Tuesday, May 7, 2013

Easy Study = Weak Memory?

There are two ideas in this article. Today I am interested in the second:
1) Easy come, easy go; information quickly found is quickly forgotten.
2) Divided attention makes weak learning.

Mr. Enns says that of course this is true. What's more, it gets to the heart of the difference between interesting education and boring education.

Human brains can do 7 thoughts at once (with very little variation). To read a book is to do several thoughts at once: eg. hold the book, look at the page, interpret the letters, recognize a word, understand the sentence, remember two or three things from the last sentences, paragraphs or pages. Skilled readers can "chunk" some things together and ignore other things so that tasks take less brain power.

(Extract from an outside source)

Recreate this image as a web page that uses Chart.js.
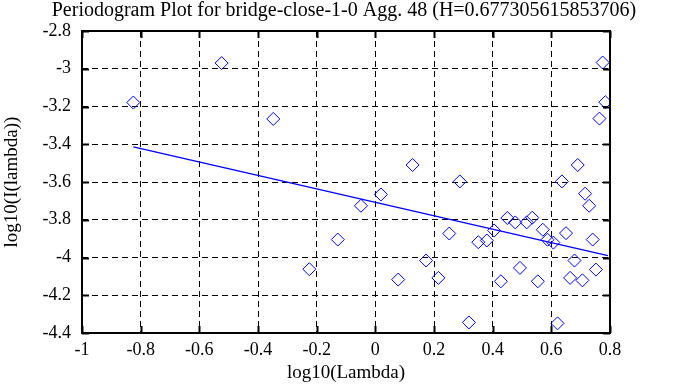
<!DOCTYPE html>
<html>
<head>
<meta charset="utf-8">
<script src="https://cdn.jsdelivr.net/npm/chart.js@4.4.0/dist/chart.umd.min.js"></script>
<style>
html,body{margin:0;padding:0;background:#fff;}
#wrap{width:688px;height:387px;position:relative;}
</style>
</head>
<body>
<div id="wrap"><canvas id="c"></canvas></div>
<script>
// Data
const lambdaLog = [-0.825,-0.524,-0.348,-0.225,-0.128,-0.049,0.019,0.078,0.127,0.173,0.215,0.252,0.288,0.319,0.351,0.380,0.405,0.428,0.450,0.477,0.493,0.516,0.535,0.554,0.571,0.587,0.607,0.621,0.636,0.650,0.664,0.679,0.690,0.706,0.715,0.729,0.741,0.752,0.764,0.775,0.784];
const periodLog = [-3.179,-2.970,-3.266,-4.062,-3.905,-3.726,-3.666,-4.117,-3.510,-4.016,-4.108,-3.873,-3.597,-4.344,-3.919,-3.910,-3.857,-4.126,-3.791,-3.814,-4.055,-3.814,-3.789,-4.126,-3.853,-3.906,-3.921,-4.349,-3.597,-3.871,-4.108,-4.016,-3.510,-4.121,-3.662,-3.726,-3.905,-4.064,-3.264,-2.967,-3.177];
const fitX = [-0.825, 0.793];
const fitY = [-3.414, -3.990];
const xTicks = [-1,-0.8,-0.6,-0.4,-0.2,0,0.2,0.4,0.6,0.8];
const xTickLabels = ['-1','-0.8','-0.6','-0.4','-0.2','0','0.2','0.4','0.6','0.8'];
const yTicks = [-2.8,-3,-3.2,-3.4,-3.6,-3.8,-4,-4.2,-4.4];
const yTickLabels = ['-2.8','-3','-3.2','-3.4','-3.6','-3.8','-4','-4.2','-4.4'];
const titleText = 'Periodogram Plot for bridge-close-1-0 Agg. 48 (H=0.677305615853706)';

const FONT = "'Liberation Serif', 'DejaVu Serif', serif";
Chart.defaults.font.family = FONT;
Chart.defaults.color = '#000';

const framePlugin = {
  id: 'frame',
  beforeDraw(chart) {
    const ctx = chart.ctx;
    ctx.save();
    ctx.fillStyle = '#fff';
    ctx.fillRect(0, 0, chart.width, chart.height);
    ctx.restore();
  },
  afterDraw(chart) {
    const ctx = chart.ctx;
    const a = chart.chartArea;
    const xs = chart.scales.x, ys = chart.scales.y;
    ctx.save();
    ctx.strokeStyle = '#000';
    ctx.lineWidth = 2;
    ctx.setLineDash([]);
    ctx.strokeRect(a.left, a.top, a.right - a.left, a.bottom - a.top);
    const L = 7;
    ctx.beginPath();
    xTicks.forEach(v => {
      const px = Math.round(xs.getPixelForValue(v)) + 0.5;
      ctx.moveTo(px, a.bottom); ctx.lineTo(px, a.bottom - L);
      ctx.moveTo(px, a.top); ctx.lineTo(px, a.top + L);
    });
    yTicks.forEach(v => {
      const py = Math.round(ys.getPixelForValue(v)) + 0.5;
      ctx.moveTo(a.left, py); ctx.lineTo(a.left + L, py);
      ctx.moveTo(a.right, py); ctx.lineTo(a.right - L, py);
    });
    ctx.stroke();
    ctx.restore();
  }
};

new Chart(document.getElementById('c'), {
  type: 'scatter',
  data: {
    datasets: [
      {
        data: lambdaLog.map((x, i) => ({x, y: periodLog[i]})),
        pointStyle: 'rectRot',
        radius: 6.5,
        hoverRadius: 6.5,
        borderColor: '#0000ff',
        backgroundColor: 'rgba(0,0,0,0)',
        borderWidth: 1
      },
      {
        type: 'line',
        data: fitX.map((x, i) => ({x, y: fitY[i]})),
        borderColor: '#0000ff',
        borderWidth: 1.5,
        pointRadius: 0,
        fill: false,
        tension: 0
      }
    ]
  },
  options: {
    responsive: true,
    maintainAspectRatio: false,
    animation: false,
    layout: {padding: 0},
    plugins: {
      legend: {display: false},
      tooltip: {enabled: false},
      title: {
        display: true,
        text: titleText,
        color: '#000',
        font: {family: FONT, size: 20, weight: 'normal', lineHeight: 1.0},
        padding: {top: 0.5, bottom: 10.5}
      }
    },
    scales: {
      x: {
        type: 'linear',
        min: -1, max: 0.8,
        afterBuildTicks: s => { s.ticks = xTicks.map(v => ({value: v})); },
        afterFit: s => { s.height = 54; },
        ticks: {
          color: '#000',
          font: {family: FONT, size: 18},
          padding: 6,
          autoSkip: false,
          maxRotation: 0,
          callback: (v) => xTickLabels[xTicks.indexOf(v)]
        },
        grid: {color: '#000', lineWidth: 1, drawTicks: false},
        border: {display: false, dash: [6, 4]},
        title: {
          display: true, text: 'log10(Lambda)', color: '#000',
          font: {family: FONT, size: 19}, padding: {top: 0, bottom: 3}
        }
      },
      y: {
        type: 'linear',
        min: -4.4, max: -2.8,
        afterBuildTicks: s => { s.ticks = yTicks.map(v => ({value: v})); },
        afterFit: s => { s.width = 82; },
        ticks: {
          color: '#000',
          font: {family: FONT, size: 18},
          padding: 11,
          autoSkip: false,
          callback: (v) => yTickLabels[yTicks.indexOf(v)]
        },
        grid: {color: '#000', lineWidth: 1, drawTicks: false},
        border: {display: false, dash: [6, 4]},
        title: {
          display: true, text: 'log10(I(lambda))', color: '#000',
          font: {family: FONT, size: 19}, padding: {top: 1, bottom: 0}
        }
      },
      yRight: {
        type: 'linear',
        position: 'right',
        min: -4.4, max: -2.8,
        afterFit: s => { s.width = 78; },
        ticks: {display: false},
        grid: {display: false, drawTicks: false},
        border: {display: false}
      }
    }
  },
  plugins: [framePlugin]
});
</script>
</body>
</html>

(Recognizing a word might take a beginning reader five thoughts, two thoughts for an average reader and maybe only one thought for a skilled reader. That is why the hard concentrating toddler reads so intently he doesn't notice that the bell has rung and the rest of the class is going for lunch. Meanwhile, the practiced housewife, can read her iPad while folding laundry and watching the baby.  It looks like some people can do more things at once, but that is not exactly it. With practice, complex tasks become so easy they become one thought. No-one can do more than seven thoughts.)

If you have any brain power left over, you can make connections. What does this book have to do with my favorite sports or hobbies? Have I read something similar? ...contradictory? Does it fit with the math, science or history that I know? The number (and strength) of connections that you make determines how well you will remember. Connections also provide the triggers that will allow you to recall facts. More connections means that you can recall the information in more different situations. Making extra connections is where learning becomes relevant, interesting, fun and memorable.

Listening to music, texting, watching a video, playing a simple game: every electronic distraction takes up at least one thought, probably more. That is one less thought available to make connections. Those missing connections mean you will think of it less often, understand it less well, notice less usefulness to your life, find it less interesting and remember it less.